■ **Stored data**

───

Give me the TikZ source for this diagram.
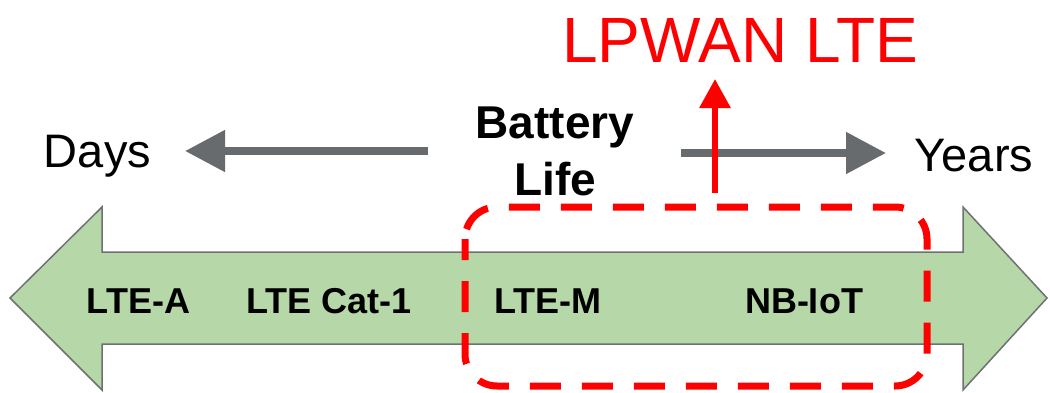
\documentclass[tikz,border=0pt]{standalone}
\usepackage{fontspec}
\setmainfont{Liberation Sans}
\usetikzlibrary{arrows.meta}
\definecolor{bandgreen}{HTML}{B6D7A8}
\definecolor{bandedge}{HTML}{6E7173}
\definecolor{arrowgray}{HTML}{676B6E}
\definecolor{lpred}{HTML}{FF0000}
\tikzset{
  lbl/.style={anchor=base, inner sep=0pt, font=\fontsize{36}{40}\selectfont\bfseries},
  side/.style={anchor=base, inner sep=0pt, font=\fontsize{47}{50}\selectfont},
  grayarrow/.style={draw=arrowgray, line width=8pt, -{Triangle[length=40pt,width=40pt]}},
}
\begin{document}
\begin{tikzpicture}[x=1pt,y=-1pt]
\useasboundingbox (0,0) rectangle (1050,392);
% double arrow band
\draw[fill=bandgreen, draw=bandedge, line width=1.5pt, line join=miter]
  (10,298) -- (102,207) -- (102,252) -- (963,252) -- (963,207) -- (1047,298)
  -- (963,390) -- (963,344) -- (102,344) -- (102,390) -- cycle;
% labels on band
\node[lbl] (ltea) at (138.5,313) {LTE-A};
\node[lbl] (cat1) at (329,313) {LTE Cat-1};
\node[lbl] (ltem) at (548,313) {LTE-M};
\node[lbl] (nbiot) at (804,313) {NB-IoT};
% side texts
\node[side] (days) at (97.5,167) {Days};
\node[side] (years) at (974,171) {Years};
\node[anchor=base, inner sep=0pt, font=\fontsize{46}{50}\selectfont\bfseries] (bat) at (555,138) {Battery};
\node[anchor=base, inner sep=0pt, font=\fontsize{46}{50}\selectfont\bfseries] (life) at (555,195) {Life};
\node[anchor=base, inner sep=0pt, text=lpred, font=\fontsize{64}{70}\selectfont] (lpwan) at (740,62) {LPWAN LTE};
% gray arrows
\coordinate (dstart) at (428,151);
\coordinate (dend) at (185,151);
\coordinate (ystart) at (681,153);
\coordinate (yend) at (886,153);
\draw[grayarrow] (dstart) -- (dend);
\draw[grayarrow] (ystart) -- (yend);
% dashed red box
\draw[lpred, line width=7pt, dash pattern=on 31pt off 21pt, dash phase=10pt, rounded corners=32pt]
  (465,207) rectangle (927,386);
% red arrow
\coordinate (rstart) at (715,193);
\coordinate (rend) at (715,79);
\draw[lpred, line width=6pt, -{Triangle[length=29pt,width=30pt]}] (rstart) -- (rend);
\end{tikzpicture}
\end{document}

───

■ **What needs to be done**
Exclude every picture and copy the remaining data exactly.

■ **Complete output**
Give me the TikZ source for this diagram.
\documentclass[tikz,border=0pt]{standalone}
\usepackage{fontspec}
\setmainfont{Liberation Sans}
\usetikzlibrary{arrows.meta}
\definecolor{bandgreen}{HTML}{B6D7A8}
\definecolor{bandedge}{HTML}{6E7173}
\definecolor{arrowgray}{HTML}{676B6E}
\definecolor{lpred}{HTML}{FF0000}
\tikzset{
  lbl/.style={anchor=base, inner sep=0pt, font=\fontsize{36}{40}\selectfont\bfseries},
  side/.style={anchor=base, inner sep=0pt, font=\fontsize{47}{50}\selectfont},
  grayarrow/.style={draw=arrowgray, line width=8pt, -{Triangle[length=40pt,width=40pt]}},
}
\begin{document}
\begin{tikzpicture}[x=1pt,y=-1pt]
\useasboundingbox (0,0) rectangle (1050,392);
% double arrow band
\draw[fill=bandgreen, draw=bandedge, line width=1.5pt, line join=miter]
  (10,298) -- (102,207) -- (102,252) -- (963,252) -- (963,207) -- (1047,298)
  -- (963,390) -- (963,344) -- (102,344) -- (102,390) -- cycle;
% labels on band
\node[lbl] (ltea) at (138.5,313) {LTE-A};
\node[lbl] (cat1) at (329,313) {LTE Cat-1};
\node[lbl] (ltem) at (548,313) {LTE-M};
\node[lbl] (nbiot) at (804,313) {NB-IoT};
% side texts
\node[side] (days) at (97.5,167) {Days};
\node[side] (years) at (974,171) {Years};
\node[anchor=base, inner sep=0pt, font=\fontsize{46}{50}\selectfont\bfseries] (bat) at (555,138) {Battery};
\node[anchor=base, inner sep=0pt, font=\fontsize{46}{50}\selectfont\bfseries] (life) at (555,195) {Life};
\node[anchor=base, inner sep=0pt, text=lpred, font=\fontsize{64}{70}\selectfont] (lpwan) at (740,62) {LPWAN LTE};
% gray arrows
\coordinate (dstart) at (428,151);
\coordinate (dend) at (185,151);
\coordinate (ystart) at (681,153);
\coordinate (yend) at (886,153);
\draw[grayarrow] (dstart) -- (dend);
\draw[grayarrow] (ystart) -- (yend);
% dashed red box
\draw[lpred, line width=7pt, dash pattern=on 31pt off 21pt, dash phase=10pt, rounded corners=32pt]
  (465,207) rectangle (927,386);
% red arrow
\coordinate (rstart) at (715,193);
\coordinate (rend) at (715,79);
\draw[lpred, line width=6pt, -{Triangle[length=29pt,width=30pt]}] (rstart) -- (rend);
\end{tikzpicture}
\end{document}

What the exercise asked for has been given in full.